London Urin verursacht Verfallsprozesse

Neben dem gewöhnlichen Abfall hat London ein größeres Problem: Rund eine Million Liter Urin werden jährlich an Häuserwände abgelassen. Gegen diese "Schmutzkriminalität" geht die Stadt jetzt vor.

Jahrzehntelang galt London als eine der dreckigsten Städte Europas. Verschmutzte Straßen und herumliegender Abfall gehörten zum Image der Metropole wie der Big Ben und die Tower Bridge. Doch davon will sich die Stadt nun endgültig lösen. Nach der Verbannung der Tauben vom Trafalgar Square hat die Stadtverwaltung der Londoner Innenstadt Westminster nun auch den menschlichen Straßenbeschmutzern den Kampf angesagt.

22 000 Tonnen Abfall im Jahr

Zwar wohnen in Westminster gerade einmal 230 000 Menschen. Doch weit mehr als eine Million Touristen und Angestellte strömen täglich durch die Innenstadt. Im vergangenen Jahr sammelten die Straßenkehrer 22 000 Tonnen Abfall ein. Damit hätte man mehr als 3000 Doppeldecker-Busse füllen können.

Nach Angaben der Stadtverwaltung ist jedoch das größte Problem mittlerweile nicht mehr der Abfall, sondern das Verhalten der nächtlichen Pub- und Discobesucher. Diese sollen pro Jahr rund eine Million Liter Urin an Häuser und Ecken pinkeln - das entspricht der Wassermenge, die für ein gewöhnliches 50-Meter-Schwimmbecken benötigt wird. Zudem lassen die Stadtbesucher im Durchschnitt jedes Wochenende 300 Pfützen mit Erbrochenem und jede Nacht sechs Haufen mit Exkrementen in Londons Straßen liegen.

"Schmutzkriminalität"

Doch damit will sich die Stadtverwaltung nun nicht mehr abfinden. So verabschiedete der Rat von Westminster in den letzten Jahren verschiedene Gesetze gegen die "Schmutz-kriminalität". Denn die Unsitten verschandeln nicht nur das Straßenbild; der ätzende Urin beschleunigt auch den Verfallsprozess bedeutender Gebäude und Sehenswürdigkeiten in der Innenstadt.

Doch weder die drastischen Strafen von 500 Pfund (700 Euro) für "Wildpinkler" noch die neu eingeführten versenkbaren Pissoirs in den Straßen scheinen bisher wirksam zu sein.
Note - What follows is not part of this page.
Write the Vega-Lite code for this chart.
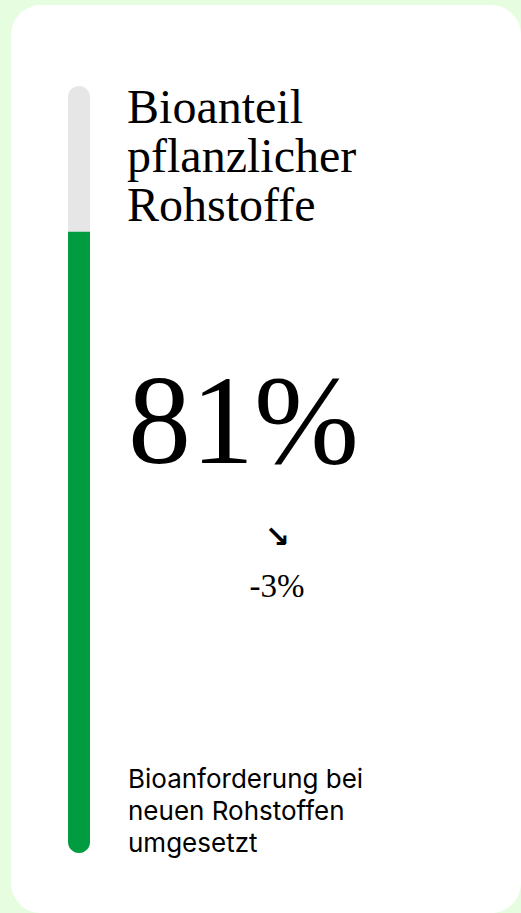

Deshalb appellieren die Stadtbehörden jetzt an das soziale Gewissen der Bewohner und Besucher Londons. Sie sollen sich in ihrem eigenen Interesse verantwortungsbewusster verhalten, auch dann noch, wenn sie spätabends angetrunken aus einem der zahlreichen Pubs oder Clubs strömen.

"Eine saubere Stadt ist eine sichere Stadt"

"Wir müssen versuchen, das Verhalten der Menschen zu ändern", sagt Stadträtin Judith Warner. Die Leute müssten verstehen, dass "eine saubere Stadt auch eine sichere Stadt" sei und die Lebensqualität aller Bewohner steigere, sagt Warner. Zusätzlich hat Westminster mit einer Reinigungsfirma den "größten englischen Saubermach-Vertrag aller Zeiten" abgeschlossen. Die Stadtverwaltung bezahlt dem Unternehmen 32 Millionen Pfund pro Jahr dafür, dass 300 Mitarbeiter Tag und Nacht die Straßen sauber halten.

Doch die Stadt setzt auch auf Vorbeugung: Nach Angaben einer Beamtin entwickelt Westminster seit einiger Zeit zusammen mit Kaugummifabrikanten ein Kauprodukt, das weniger klebt und dadurch einfacher von den Straßen gelöst werden kann.